In addition to its other capabilities Xenos has a special instruction which is presently unique to this graphics processor and may not necessarily even be available in WGF2.0 and this is the MEMEXPORT function. In simple terms the MEMEXPORT function is a method by which Xenos can push and pull vectorised data directly to and from system RAM. This becomes very useful with vertex shader programs as with the capabilities to scatter and gather to and from system RAM the graphics processor suddenly becomes a very wide processor for general purpose floating point operations. For instance, if a shader operation could be run with the results passed out to memory and then another shader can be performed on the output of the first shader with the first shader's results becoming the input to the subsequent shader.

MEMEXPORT expands the graphics pipeline further forward and in a general purpose and programmable way. For instance, one example of its operation could be to tessellate an object as well as to skin it by applying a shader to a vertex buffer, writing the results to memory as another vertex buffer, then using that buffer run a tessellation render, then run another vertex shader on that for skinning. MEMEXPORT could potentially be used to provide input to the tessellation unit itself by running a shader that calculates the tessellation factor by transforming the edges to screen space and then calculates the tessellation factor on each of the edges dependant on its screen space and feeds those results into the tessellation unit, resulting in a dynamic, screen space based tessellation routine. Other examples for its use could be to provide image based operations such as compositing, animating particles, or even operations that can alternate between the CPU and graphics processor.

With the capability to fetch from anywhere in memory, perform arbitrary ALU operations and write the results back to memory, in conjunction with the raw floating point performance of the large shader ALU array, the MEMEXPORT facility does have the capability to achieve a wide range of fairly complex and general purpose operations; basically any operation that can be mapped to a wide SIMD array can be fairly efficiently achieved and in comparison to previous graphics pipelines it is achieved in fewer cycles and with lower latencies. For instance, this is probably the first time that general purpose physics calculation would be achievable, with a reasonable degree of success, on a graphics processor and is a big step towards the graphics processor becoming much more like a vector co-processor to the CPU.

Seeing as MEMEXPORT operates over the unified shader array the capability is also available to pixel shader programs, however the data would be represented without colour or Z information which is likely to limit its usefulness.

ATI indicate that MEMEXPORT functions can still operate in parallel with both vertex fetch and filtered texture operations.

Generally speaking we are used to the graphics processors being responsible for the display output capabilities, however in the case of the XBOX 360 that is not the case. Xenos itself outputs the frame-buffer digitally to another display device of Microsoft's choosing.
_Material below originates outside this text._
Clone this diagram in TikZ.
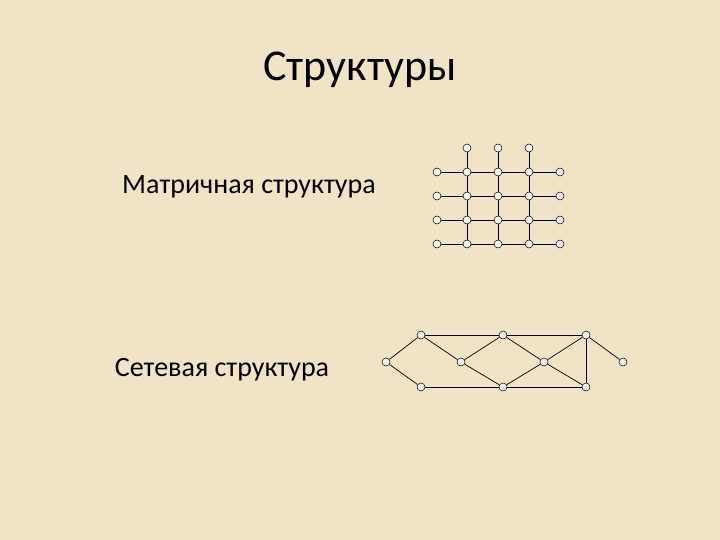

ATI state that Xenos is a fairly low power consumption design for several reasons. For starters, the mechanism of the ALU's is designed to operate by reducing latencies which, if fully successful, should increase the efficiency of the operation of the chip. Likewise, a unified pipeline also increases efficiency by removing cases where the vertex shader is idle, waiting for the pixel shader to have available slots, or the pixel shader is idle, waiting for the vertex shader to produce data. If such efficiencies are fully realised in relation to current graphics processing methodologies, this can result in either a smaller chip (hence cheaper) with the same performance as larger chips with a traditional architecture, or the same sized chip with more ALU's dedicated to processing, hence higher performance. Of course, this does depend on exactly how "inefficient" current graphics processors really are and whether future processors that use distinct vertex and pixel shaders don't find alternative methods for increasing efficiencies. Although it could be implemented in future designs, current graphics processors may not be able to clock gate between the vertex and pixel shader units, which results in power burnt if one end of the pipeline is waiting for the other; this inherently isn't an issue with a unified platform.

ATI also believe that Xenos specifically has the most advanced power management features of any chip they have produced so far. There is a top level power management system that can be controlled by the OS that allows for various elements of the pipeline to be turned off for various operations, such as DVD playback for instance. There are low power modes that regulate the speeds and voltages and, when inactive, the data is held in stasis rather than just switching transistors on and off to keep the data. However, in the graphics core itself there localized power management techniques applied at the block level to minimize power consumption during idle or low usage periods.

When we factor in the savings for both power and die size savings we can see that this potentially has some advantages over traditional architectures. In the case of the XBOX 360 not only does this result in a relatively smaller die size for a fairly high performance ratio but also means that the graphics need only be air cooled, without the use of its own additional fan. Beyond the immediate application we can see that unified designs that are bound for the PC could have smaller die sizes for equivalent performances as current discrete solutions or more silicon dedicated to either more ALU's for higher performance, or other transistors dedicated to other functionality.